Elderly couple wearing denim walking down hallway holding hands

This novel solution has certainly pushed us in the right direction, but there’s still a long way to go. A large part of that journey is to address the huge gap in funding. Even though there are 2.5 million people who live with sight loss in the UK, only 1.5% of government research funding goes to eye research. Studies also estimate that the number of people living with sight loss will increase by 40% by 2050. These devastating figures demonstrate the huge unmet need for research into treatments for sight loss to help people like Russell. He strongly believes that 

"Research and the funding of research is critical. It's got to happen.”

Unfortunately, Russell suffered a significant setback in June 2023 in the form of a ‘massive retinal bleed’ in his left eye.
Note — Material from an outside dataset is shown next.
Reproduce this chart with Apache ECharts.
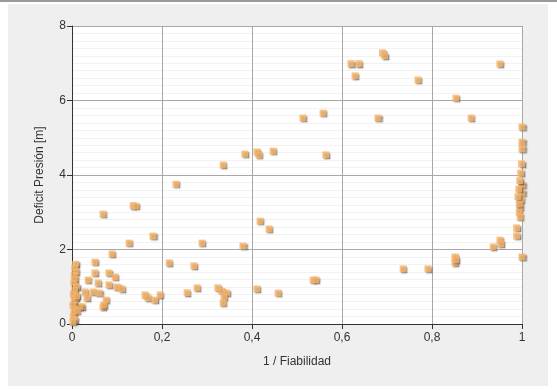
<!DOCTYPE html>
<html>
<head>
<meta charset="utf-8">
<script src="https://cdn.jsdelivr.net/npm/echarts@6/dist/echarts.min.js"></script>
<style>html,body{margin:0;padding:0;background:#fff;}#c{width:557px;height:389px;}</style>
</head>
<body>
<div id="c"></div>
<script>
var xTitle = '1 / Fiabilidad';
var yTitle = 'Deficit Presión [m]';
var xValues = [
  0.69,0.695,0.62,0.638,0.629,0.769,0.951,0.853,0.887,0.513,0.558,0.68,0.564,
  0.384,0.411,0.416,0.447,0.336,0.231,0.136,0.142,0.069,0.18,0.127,0.289,0.38,0.418,0.438,0.089,
  0.271,0.216,0.536,0.542,0.256,0.278,0.324,0.333,0.344,0.338,0.336,0.411,0.458,
  0.162,0.169,0.184,0.196,
  0.051,0.051,0.082,0.096,0.036,0.058,0.082,0.1,0.111,0.029,0.047,0.06,0.033,0.076,0.069,0.022,0.018,0.071,
  0.008,0.006,0.009,0.005,0.007,0.004,0.01,0.006,0.003,0.008,0.005,0.002,0.007,0.004,0.003,0.006,0.002,0.012,0.01,
  1.0,1.0,1.002,1.002,1.002,1.001,1.0,1.0,0.998,0.996,0.994,0.996,0.988,0.988,1.0,1.001,0.999,0.997,0.995,0.993,0.991,0.994,
  0.951,0.953,0.936,1.0,0.851,0.851,0.853,0.736,0.791
];
var yValues = [
  7.28,7.2,6.99,6.99,6.66,6.55,6.98,6.06,5.53,5.53,5.66,5.53,4.54,
  4.56,4.62,4.53,4.64,4.27,3.75,3.18,3.16,2.95,2.36,2.17,2.17,2.09,2.76,2.55,1.88,
  1.56,1.64,1.18,1.18,0.84,0.97,0.97,0.88,0.83,0.73,0.56,0.94,0.83,
  0.78,0.7,0.64,0.78,
  1.66,1.37,1.37,1.26,1.18,1.1,1.05,0.99,0.94,0.86,0.86,0.83,0.7,0.64,0.46,0.46,0.46,0.51,
  1.6,1.5,1.4,1.3,1.2,1.1,1.0,0.9,0.8,0.7,0.6,0.5,0.4,0.3,0.2,0.12,0.05,0.35,0.75,
  5.29,4.88,4.59,4.4,4.21,3.95,3.73,3.52,3.33,3.14,3.0,2.87,2.58,2.36,4.7,4.5,4.3,4.05,3.85,3.62,3.42,3.22,
  2.25,2.15,2.07,1.8,1.8,1.64,1.72,1.48,1.48
];
var xTicks = [0, 0.2, 0.4, 0.6, 0.8, 1];
var yTicks = [0, 2, 4, 6, 8];

var pts = xValues.map(function (x, i) { return [x, yValues[i]]; });
var chart = echarts.init(document.getElementById('c'), null, {renderer: 'canvas'});
var font = 'Liberation Sans, Arial, sans-serif';
chart.setOption({
  animation: false,
  backgroundColor: '#ffffff',
  graphic: [
    {type: 'rect', shape: {x: 8, y: 4, width: 540, height: 382}, style: {fill: '#efefef'}, z: -10},
    {type: 'rect', shape: {x: 0, y: 0, width: 557, height: 2}, style: {fill: '#9a9a9a'}, z: -10}
  ],
  grid: {left: 72, right: 35, top: 26, bottom: 65, show: true, backgroundColor: '#ffffff', borderWidth: 0},
  xAxis: {
    type: 'value', min: xTicks[0], max: xTicks[xTicks.length - 1], interval: 0.2,
    name: xTitle, nameLocation: 'middle', nameGap: 32,
    nameTextStyle: {fontFamily: font, fontSize: 12, color: '#333'},
    axisLine: {show: true, lineStyle: {color: '#333', width: 1}},
    axisTick: {show: true, length: 5, lineStyle: {color: '#333'}},
    axisLabel: {fontFamily: font, fontSize: 12, color: '#333', margin: 8,
      formatter: function (v) { return String(+v.toFixed(1)).replace('.', ','); }},
    splitLine: {show: true, lineStyle: {color: '#a8a8a8', width: 1}}
  },
  yAxis: {
    type: 'value', min: yTicks[0], max: yTicks[yTicks.length - 1], interval: 2,
    name: yTitle, nameLocation: 'middle', nameGap: 26,
    nameTextStyle: {fontFamily: font, fontSize: 12, color: '#333'},
    axisLine: {show: true, lineStyle: {color: '#333', width: 1}},
    axisTick: {show: true, length: 5, lineStyle: {color: '#333'}},
    axisLabel: {fontFamily: font, fontSize: 12, color: '#333', margin: 6},
    splitLine: {show: true, lineStyle: {color: '#a8a8a8', width: 1}},
    minorTick: {show: false, splitNumber: 10},
    minorSplitLine: {show: true, lineStyle: {color: '#f2f2f2', width: 1}}
  },
  series: [{
    type: 'scatter',
    data: pts,
    symbol: 'rect',
    symbolSize: 7,
    itemStyle: {
      color: '#f6b46c',
      shadowColor: 'rgba(70,60,50,0.8)',
      shadowOffsetX: 1.5,
      shadowOffsetY: 1.5,
      shadowBlur: 1.5
    }
  }]
});
</script>
</body>
</html>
Surgeons at Southampton Eye Unit performed a successful operation just two days later. Russell has been able to continue all his activities and hobbies, despite significant vision loss in his left eye. 

"[I am] extremely grateful to the skilful surgeon and research that underpinned the procedure.”

Sight Research UK funds research at the cusp of breakthroughs right before clinical trials. We are the only UK charity to focus our efforts exclusively on fighting sight loss through the power of research, which is critical to turning scientific theories into real-life treatments. We want to ensure that Russell and others like him can lead happy and fulfilling lives through research happening now, as well as safeguard clear vision for generations to come.

Meet the researchers who make these treatments possible

As you read this, eye researchers like Dr Jian Liu (centre left) and PhD student Katie Cox (centre right), funded by Sight Research UK, are actively working on novel treatments and pathways to target macular degeneration. They have recently discovered the role of a key protein in our eyes and are testing a gene therapy treatment to prevent macular degeneration. "We want to contribute to the fight for people's quality of life."